#### [Exercise task]
Copy the lines of the data below exactly, starting at the first and stopping after the line that contains "import plotly.graph_objects as go"; include no pictures.

☆ ☆ ☆

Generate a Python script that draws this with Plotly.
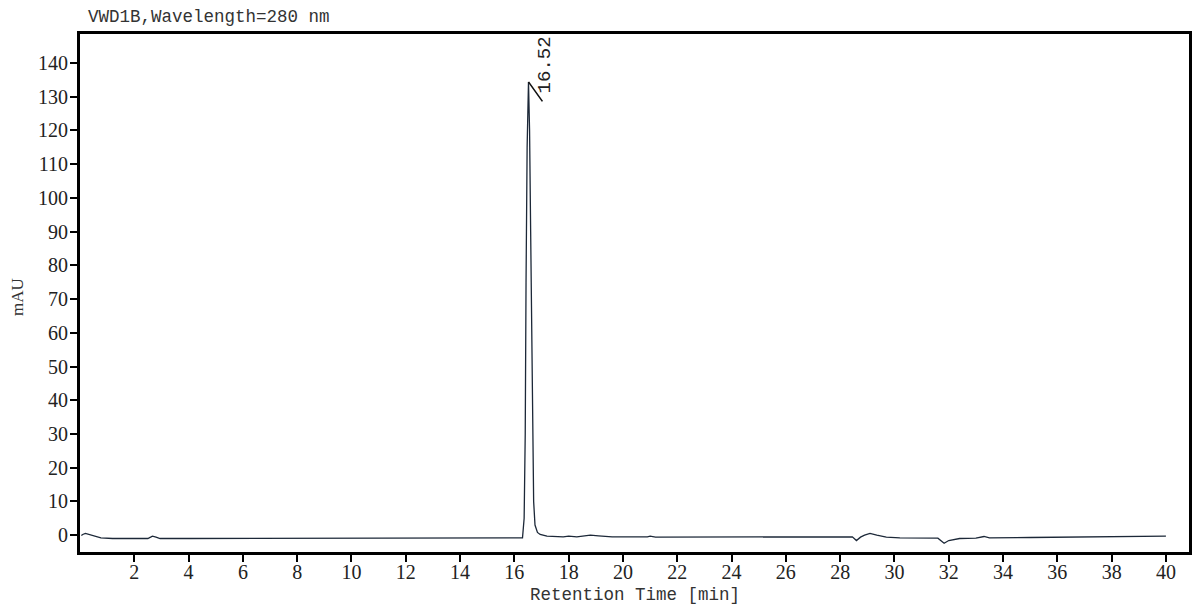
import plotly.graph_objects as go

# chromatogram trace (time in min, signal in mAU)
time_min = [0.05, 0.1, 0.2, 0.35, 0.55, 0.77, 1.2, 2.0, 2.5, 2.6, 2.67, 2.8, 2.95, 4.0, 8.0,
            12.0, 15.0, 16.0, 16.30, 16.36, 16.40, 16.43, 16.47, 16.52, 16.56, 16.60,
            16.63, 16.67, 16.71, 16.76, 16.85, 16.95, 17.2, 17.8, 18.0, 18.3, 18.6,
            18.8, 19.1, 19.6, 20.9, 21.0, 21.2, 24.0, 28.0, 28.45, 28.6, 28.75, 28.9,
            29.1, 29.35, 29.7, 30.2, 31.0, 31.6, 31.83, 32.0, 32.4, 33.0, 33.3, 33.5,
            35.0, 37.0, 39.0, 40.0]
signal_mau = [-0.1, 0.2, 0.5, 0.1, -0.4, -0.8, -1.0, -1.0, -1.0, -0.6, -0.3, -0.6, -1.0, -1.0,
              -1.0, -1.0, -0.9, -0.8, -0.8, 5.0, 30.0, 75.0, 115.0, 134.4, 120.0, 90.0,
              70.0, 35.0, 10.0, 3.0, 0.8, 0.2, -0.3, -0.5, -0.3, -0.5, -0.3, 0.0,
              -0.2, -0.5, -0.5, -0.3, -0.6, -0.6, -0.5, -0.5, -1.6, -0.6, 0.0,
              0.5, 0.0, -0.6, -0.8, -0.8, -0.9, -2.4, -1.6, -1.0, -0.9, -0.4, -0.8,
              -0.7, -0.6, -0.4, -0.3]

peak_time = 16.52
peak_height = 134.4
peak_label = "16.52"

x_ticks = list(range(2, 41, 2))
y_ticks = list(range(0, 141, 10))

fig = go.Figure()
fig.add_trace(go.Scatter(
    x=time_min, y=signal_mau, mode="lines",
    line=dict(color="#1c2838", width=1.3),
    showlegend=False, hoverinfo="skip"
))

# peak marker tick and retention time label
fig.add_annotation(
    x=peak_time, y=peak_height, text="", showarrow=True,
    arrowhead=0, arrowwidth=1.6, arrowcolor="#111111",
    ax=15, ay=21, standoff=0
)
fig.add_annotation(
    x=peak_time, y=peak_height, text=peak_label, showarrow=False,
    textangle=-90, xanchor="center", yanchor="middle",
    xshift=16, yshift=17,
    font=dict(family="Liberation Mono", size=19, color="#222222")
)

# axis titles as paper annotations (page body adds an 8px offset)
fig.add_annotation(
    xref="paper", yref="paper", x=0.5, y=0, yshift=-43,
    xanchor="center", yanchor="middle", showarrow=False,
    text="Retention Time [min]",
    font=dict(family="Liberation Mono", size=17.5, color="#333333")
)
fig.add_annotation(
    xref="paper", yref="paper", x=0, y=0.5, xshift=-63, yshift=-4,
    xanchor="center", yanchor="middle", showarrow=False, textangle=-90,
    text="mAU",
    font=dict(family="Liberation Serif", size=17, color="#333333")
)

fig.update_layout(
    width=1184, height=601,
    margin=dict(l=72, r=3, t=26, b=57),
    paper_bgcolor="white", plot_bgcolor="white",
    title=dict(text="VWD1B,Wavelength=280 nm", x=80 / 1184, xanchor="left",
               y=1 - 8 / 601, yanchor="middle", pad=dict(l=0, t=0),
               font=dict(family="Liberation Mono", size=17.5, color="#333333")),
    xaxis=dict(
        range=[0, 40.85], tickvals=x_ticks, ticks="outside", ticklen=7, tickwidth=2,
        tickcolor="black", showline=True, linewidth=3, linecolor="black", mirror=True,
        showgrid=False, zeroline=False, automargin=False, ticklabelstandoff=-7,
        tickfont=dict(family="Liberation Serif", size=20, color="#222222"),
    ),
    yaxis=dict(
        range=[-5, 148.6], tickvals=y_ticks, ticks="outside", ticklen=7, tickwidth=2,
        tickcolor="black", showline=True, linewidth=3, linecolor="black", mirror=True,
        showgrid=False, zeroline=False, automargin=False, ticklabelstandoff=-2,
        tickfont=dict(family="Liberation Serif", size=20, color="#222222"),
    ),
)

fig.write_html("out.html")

☆ ☆ ☆

#### [Answer to the exercise]
Generate a Python script that draws this with Plotly.
import plotly.graph_objects as go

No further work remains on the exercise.